A cozinha tinha um cortinado com flores azuis, pendurado por um esticador retorcido numa das pontas. Havia um bolo de ananás que cheirava a anos 50 e a recordações do outro lado do hemisfério. Chegavas às Sextas-feiras vestida na tua farda castanha. Eu, no meu mundo aparentemente sem fardas mas tão cheio de regras, abria-te a porta (quero imaginar com um sorriso, porque quando escrito o sorriso tem sabor de metáfora). Vinhas de um mundo estranho, de aparente clausura. Sentávamo-nos na contra-luz da porta que dava para a varanda, comíamos bolo e crescíamos a ser aquilo que esperavam de nós. Eu abria-te as páginas a preto e branco do livro de receitas sem capa que a minha mãe guardava no móvel da sala. O mundo a preto e branco das nossas mães era longínquo com o bafio absurdo do que nunca seria. Pensas demais, dizias enquanto dançavas com gestos teatrais à volta da mesa da sala. Passou mais uma sexta feira e lembrei-me de ti. Quis que tocasses à campainha do meu segundo andar que agora é um rés-do-chão do que é suposto. E servia-te uma fatia de bolo, que no meu silêncio contido, é como quem diz: fazes-me falta.
Bolo Piña-Colada
1 lata grande de ananás em calda
200g de manteiga
200g de açucar
150 g de farinha
100g de coco ralado
50 ml de rum anejo
5 ovos inteiro
Caramelo q.b
Unte uma forma redonda com manteiga. Faça um caramelo com 1 chávena de açucar e ½ chávena de agua e cubra as paredes da forma com este caramelo. Escorra as fatias de ananás e forre a forma com as mesmas.

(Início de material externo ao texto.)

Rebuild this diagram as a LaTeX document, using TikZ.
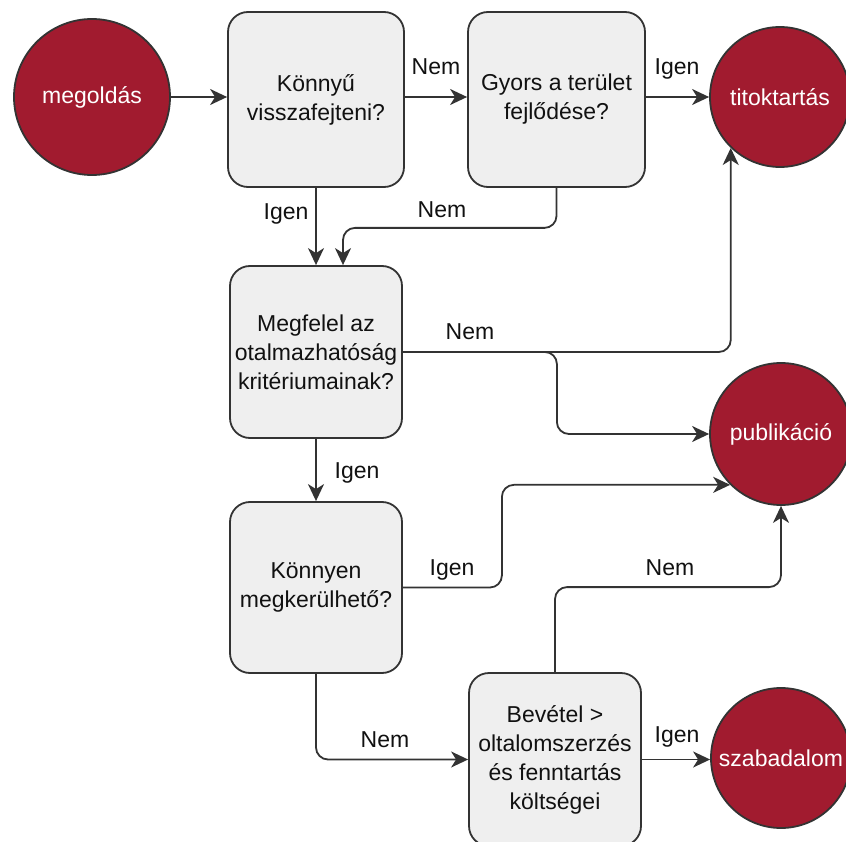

Bata a manteiga com o açucar, junte o os ovos e depois o rum e o coco. Adicione cuidadosamente a farinha.
Leve a forno pré-aquecido a 160º durante cerca de uma hora
Adaptado de Receitas da TV, Maria de Lurdes Modesto.
Esta estória de ler e de comer, inserem-se na 2ª edição do desafio:Convidei para jantar a decorrer nos gourmets amadores. E a convidada foi a Maria de Lurdes Modesto
9 comentários:
Parece delicioso!
olá!
Na minha casa reinava o Mestre Silva, da D. Maria de Lurdes Modsto n me lembro dos programas, mas temos o grande livro da cozinha tradional portugesa e é de lá que tiramos mts receitas para o nosso Natal.
Este teu bolo marca tb a minha infância, e ainda é uma das especialidades da minha tia.
Um dia destes faço-o aqui em casa, só para mim..eu ADORO doces, e senhoras redondinhas, são as mais charmosas.
bjs e obrigada por teres mais uma vez participado de forma tão bela neste passatempo.
Ana, eu também nunca vi os programas da Maria de Lurdes Modesto, que passaram na década de 50 e 60. Mas a minha mãe tinha o livro, bem velhinho, que acabou por ser o meu primeiro livro de culinária.
Há sempre algo que ficou perdido ao longo da vida... e nada melhor que um docinho para atenuar a acidez da memória.
lembro-me que a minha mãe fazia esse bolo muito bem.
Agora há uma pastelaria que o vende. Caseiro. Delicioso.
Csd
Cristina,
Uma deliciosa história e um bonito bolo para uma Senhora. A receita não faz parte dos meus sabores de infância e só passei a interessar-me pela extraordinária contribuição de Maria de Lourdes Modesto para a gastronomia nacional muitos anos depois. A tua participação é uma excelente forma de a reconhecer. Obrigada!
Um beijo*
Estou a pensar fazer esta receita, pois a fotografia (bem como o texto) deixaram-me encantada. Só tenho uma dúvida, a farinha que usa leva fermento ou este bolo não leva, de todo, fermento? Obrigada
Olá Dulce
Sim, leva ( tenho de acrescentar na lista de ingredientes). 1 colher de chá.